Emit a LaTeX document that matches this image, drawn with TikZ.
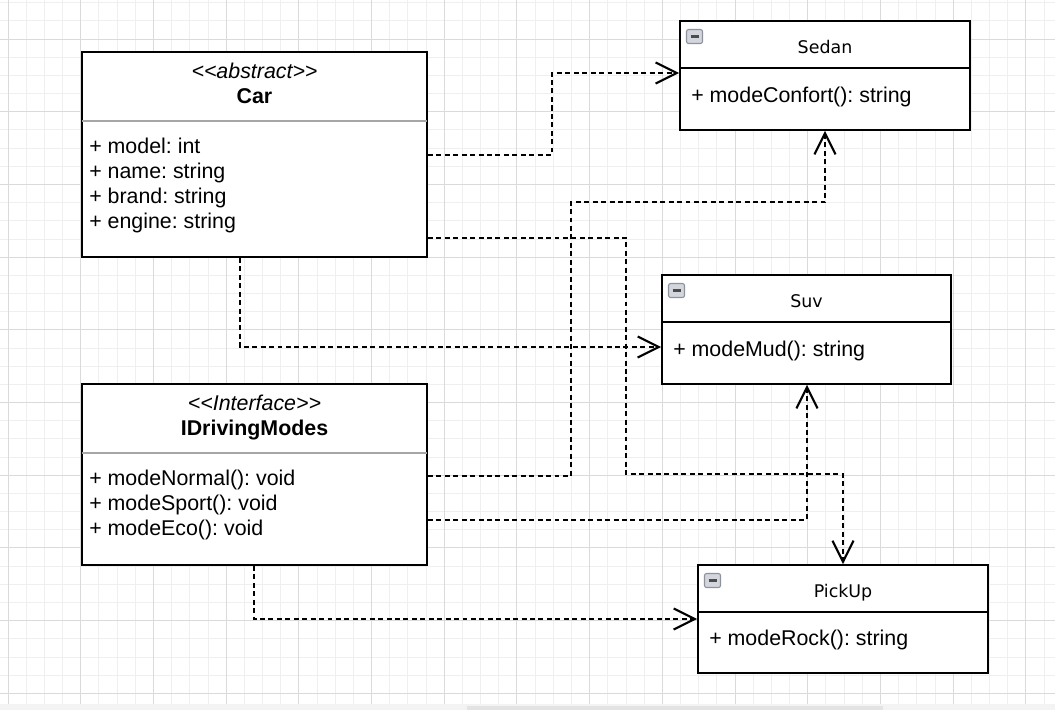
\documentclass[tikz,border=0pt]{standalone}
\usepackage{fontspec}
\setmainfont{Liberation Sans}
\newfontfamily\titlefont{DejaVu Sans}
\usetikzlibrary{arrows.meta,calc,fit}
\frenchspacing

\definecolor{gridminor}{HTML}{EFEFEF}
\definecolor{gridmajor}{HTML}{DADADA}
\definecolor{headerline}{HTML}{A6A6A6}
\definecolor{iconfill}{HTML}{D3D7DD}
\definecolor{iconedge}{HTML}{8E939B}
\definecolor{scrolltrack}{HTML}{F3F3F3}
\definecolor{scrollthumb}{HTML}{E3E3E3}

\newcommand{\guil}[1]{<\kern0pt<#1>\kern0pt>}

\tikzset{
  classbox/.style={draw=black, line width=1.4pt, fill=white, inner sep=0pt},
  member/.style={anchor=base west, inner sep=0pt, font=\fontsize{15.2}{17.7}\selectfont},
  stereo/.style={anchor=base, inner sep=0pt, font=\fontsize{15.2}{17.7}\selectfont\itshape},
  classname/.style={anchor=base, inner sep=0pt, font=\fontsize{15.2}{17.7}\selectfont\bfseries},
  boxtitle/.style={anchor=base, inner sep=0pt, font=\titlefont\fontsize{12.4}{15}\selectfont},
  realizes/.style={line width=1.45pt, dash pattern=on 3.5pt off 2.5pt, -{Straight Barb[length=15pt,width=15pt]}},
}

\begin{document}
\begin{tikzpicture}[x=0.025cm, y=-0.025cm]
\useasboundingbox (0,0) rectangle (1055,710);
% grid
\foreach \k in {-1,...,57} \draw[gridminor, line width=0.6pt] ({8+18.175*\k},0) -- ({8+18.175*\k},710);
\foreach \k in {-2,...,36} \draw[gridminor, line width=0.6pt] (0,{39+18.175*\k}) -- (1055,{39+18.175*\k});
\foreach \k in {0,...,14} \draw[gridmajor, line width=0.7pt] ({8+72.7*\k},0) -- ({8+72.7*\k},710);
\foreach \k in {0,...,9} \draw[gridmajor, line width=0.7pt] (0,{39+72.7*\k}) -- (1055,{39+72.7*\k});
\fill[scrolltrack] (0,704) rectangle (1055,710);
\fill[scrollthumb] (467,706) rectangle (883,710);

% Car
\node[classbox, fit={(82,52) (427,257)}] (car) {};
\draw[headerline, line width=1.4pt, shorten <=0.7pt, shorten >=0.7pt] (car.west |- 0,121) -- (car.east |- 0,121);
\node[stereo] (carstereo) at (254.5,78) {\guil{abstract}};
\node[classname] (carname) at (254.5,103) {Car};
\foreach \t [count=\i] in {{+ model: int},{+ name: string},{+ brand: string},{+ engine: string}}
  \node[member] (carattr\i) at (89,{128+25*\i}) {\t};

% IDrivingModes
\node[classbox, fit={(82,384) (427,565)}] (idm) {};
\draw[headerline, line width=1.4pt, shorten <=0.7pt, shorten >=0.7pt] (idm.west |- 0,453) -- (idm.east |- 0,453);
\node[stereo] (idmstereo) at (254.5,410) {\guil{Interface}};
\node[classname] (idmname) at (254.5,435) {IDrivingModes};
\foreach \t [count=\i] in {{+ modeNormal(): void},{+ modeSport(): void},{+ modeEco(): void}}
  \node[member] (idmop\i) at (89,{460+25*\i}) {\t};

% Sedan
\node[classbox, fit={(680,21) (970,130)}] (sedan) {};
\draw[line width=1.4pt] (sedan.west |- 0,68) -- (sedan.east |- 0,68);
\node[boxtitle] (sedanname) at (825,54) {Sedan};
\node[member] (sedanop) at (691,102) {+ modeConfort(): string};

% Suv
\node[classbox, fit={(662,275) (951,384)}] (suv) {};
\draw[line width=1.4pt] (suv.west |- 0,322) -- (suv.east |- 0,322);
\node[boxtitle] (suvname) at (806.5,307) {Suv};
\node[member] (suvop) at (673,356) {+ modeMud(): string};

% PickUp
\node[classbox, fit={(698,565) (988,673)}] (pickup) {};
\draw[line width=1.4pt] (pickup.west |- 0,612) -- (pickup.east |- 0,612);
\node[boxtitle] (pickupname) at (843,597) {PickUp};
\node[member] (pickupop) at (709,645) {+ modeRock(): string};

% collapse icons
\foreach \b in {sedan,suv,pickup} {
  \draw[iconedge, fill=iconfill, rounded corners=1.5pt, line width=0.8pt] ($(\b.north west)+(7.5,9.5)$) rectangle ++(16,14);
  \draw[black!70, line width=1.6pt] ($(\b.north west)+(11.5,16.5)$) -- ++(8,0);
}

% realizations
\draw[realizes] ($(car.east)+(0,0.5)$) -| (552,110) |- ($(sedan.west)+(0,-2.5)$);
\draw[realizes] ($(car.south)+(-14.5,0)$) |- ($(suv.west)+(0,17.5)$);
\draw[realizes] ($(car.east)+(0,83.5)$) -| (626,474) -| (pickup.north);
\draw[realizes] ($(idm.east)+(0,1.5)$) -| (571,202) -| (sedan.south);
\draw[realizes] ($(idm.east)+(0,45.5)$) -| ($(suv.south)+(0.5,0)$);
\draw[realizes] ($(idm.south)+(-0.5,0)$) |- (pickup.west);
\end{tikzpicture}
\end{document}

* [Exercise instructions]: Quote the material exactly. Pictures stay out.

* [Response]:
Emit a LaTeX document that matches this image, drawn with TikZ.
\documentclass[tikz,border=0pt]{standalone}
\usepackage{fontspec}
\setmainfont{Liberation Sans}
\newfontfamily\titlefont{DejaVu Sans}
\usetikzlibrary{arrows.meta,calc,fit}
\frenchspacing

\definecolor{gridminor}{HTML}{EFEFEF}
\definecolor{gridmajor}{HTML}{DADADA}
\definecolor{headerline}{HTML}{A6A6A6}
\definecolor{iconfill}{HTML}{D3D7DD}
\definecolor{iconedge}{HTML}{8E939B}
\definecolor{scrolltrack}{HTML}{F3F3F3}
\definecolor{scrollthumb}{HTML}{E3E3E3}

\newcommand{\guil}[1]{<\kern0pt<#1>\kern0pt>}

\tikzset{
  classbox/.style={draw=black, line width=1.4pt, fill=white, inner sep=0pt},
  member/.style={anchor=base west, inner sep=0pt, font=\fontsize{15.2}{17.7}\selectfont},
  stereo/.style={anchor=base, inner sep=0pt, font=\fontsize{15.2}{17.7}\selectfont\itshape},
  classname/.style={anchor=base, inner sep=0pt, font=\fontsize{15.2}{17.7}\selectfont\bfseries},
  boxtitle/.style={anchor=base, inner sep=0pt, font=\titlefont\fontsize{12.4}{15}\selectfont},
  realizes/.style={line width=1.45pt, dash pattern=on 3.5pt off 2.5pt, -{Straight Barb[length=15pt,width=15pt]}},
}

\begin{document}
\begin{tikzpicture}[x=0.025cm, y=-0.025cm]
\useasboundingbox (0,0) rectangle (1055,710);
% grid
\foreach \k in {-1,...,57} \draw[gridminor, line width=0.6pt] ({8+18.175*\k},0) -- ({8+18.175*\k},710);
\foreach \k in {-2,...,36} \draw[gridminor, line width=0.6pt] (0,{39+18.175*\k}) -- (1055,{39+18.175*\k});
\foreach \k in {0,...,14} \draw[gridmajor, line width=0.7pt] ({8+72.7*\k},0) -- ({8+72.7*\k},710);
\foreach \k in {0,...,9} \draw[gridmajor, line width=0.7pt] (0,{39+72.7*\k}) -- (1055,{39+72.7*\k});
\fill[scrolltrack] (0,704) rectangle (1055,710);
\fill[scrollthumb] (467,706) rectangle (883,710);

% Car
\node[classbox, fit={(82,52) (427,257)}] (car) {};
\draw[headerline, line width=1.4pt, shorten <=0.7pt, shorten >=0.7pt] (car.west |- 0,121) -- (car.east |- 0,121);
\node[stereo] (carstereo) at (254.5,78) {\guil{abstract}};
\node[classname] (carname) at (254.5,103) {Car};
\foreach \t [count=\i] in {{+ model: int},{+ name: string},{+ brand: string},{+ engine: string}}
  \node[member] (carattr\i) at (89,{128+25*\i}) {\t};

% IDrivingModes
\node[classbox, fit={(82,384) (427,565)}] (idm) {};
\draw[headerline, line width=1.4pt, shorten <=0.7pt, shorten >=0.7pt] (idm.west |- 0,453) -- (idm.east |- 0,453);
\node[stereo] (idmstereo) at (254.5,410) {\guil{Interface}};
\node[classname] (idmname) at (254.5,435) {IDrivingModes};
\foreach \t [count=\i] in {{+ modeNormal(): void},{+ modeSport(): void},{+ modeEco(): void}}
  \node[member] (idmop\i) at (89,{460+25*\i}) {\t};

% Sedan
\node[classbox, fit={(680,21) (970,130)}] (sedan) {};
\draw[line width=1.4pt] (sedan.west |- 0,68) -- (sedan.east |- 0,68);
\node[boxtitle] (sedanname) at (825,54) {Sedan};
\node[member] (sedanop) at (691,102) {+ modeConfort(): string};

% Suv
\node[classbox, fit={(662,275) (951,384)}] (suv) {};
\draw[line width=1.4pt] (suv.west |- 0,322) -- (suv.east |- 0,322);
\node[boxtitle] (suvname) at (806.5,307) {Suv};
\node[member] (suvop) at (673,356) {+ modeMud(): string};

% PickUp
\node[classbox, fit={(698,565) (988,673)}] (pickup) {};
\draw[line width=1.4pt] (pickup.west |- 0,612) -- (pickup.east |- 0,612);
\node[boxtitle] (pickupname) at (843,597) {PickUp};
\node[member] (pickupop) at (709,645) {+ modeRock(): string};

% collapse icons
\foreach \b in {sedan,suv,pickup} {
  \draw[iconedge, fill=iconfill, rounded corners=1.5pt, line width=0.8pt] ($(\b.north west)+(7.5,9.5)$) rectangle ++(16,14);
  \draw[black!70, line width=1.6pt] ($(\b.north west)+(11.5,16.5)$) -- ++(8,0);
}

% realizations
\draw[realizes] ($(car.east)+(0,0.5)$) -| (552,110) |- ($(sedan.west)+(0,-2.5)$);
\draw[realizes] ($(car.south)+(-14.5,0)$) |- ($(suv.west)+(0,17.5)$);
\draw[realizes] ($(car.east)+(0,83.5)$) -| (626,474) -| (pickup.north);
\draw[realizes] ($(idm.east)+(0,1.5)$) -| (571,202) -| (sedan.south);
\draw[realizes] ($(idm.east)+(0,45.5)$) -| ($(suv.south)+(0.5,0)$);
\draw[realizes] ($(idm.south)+(-0.5,0)$) |- (pickup.west);
\end{tikzpicture}
\end{document}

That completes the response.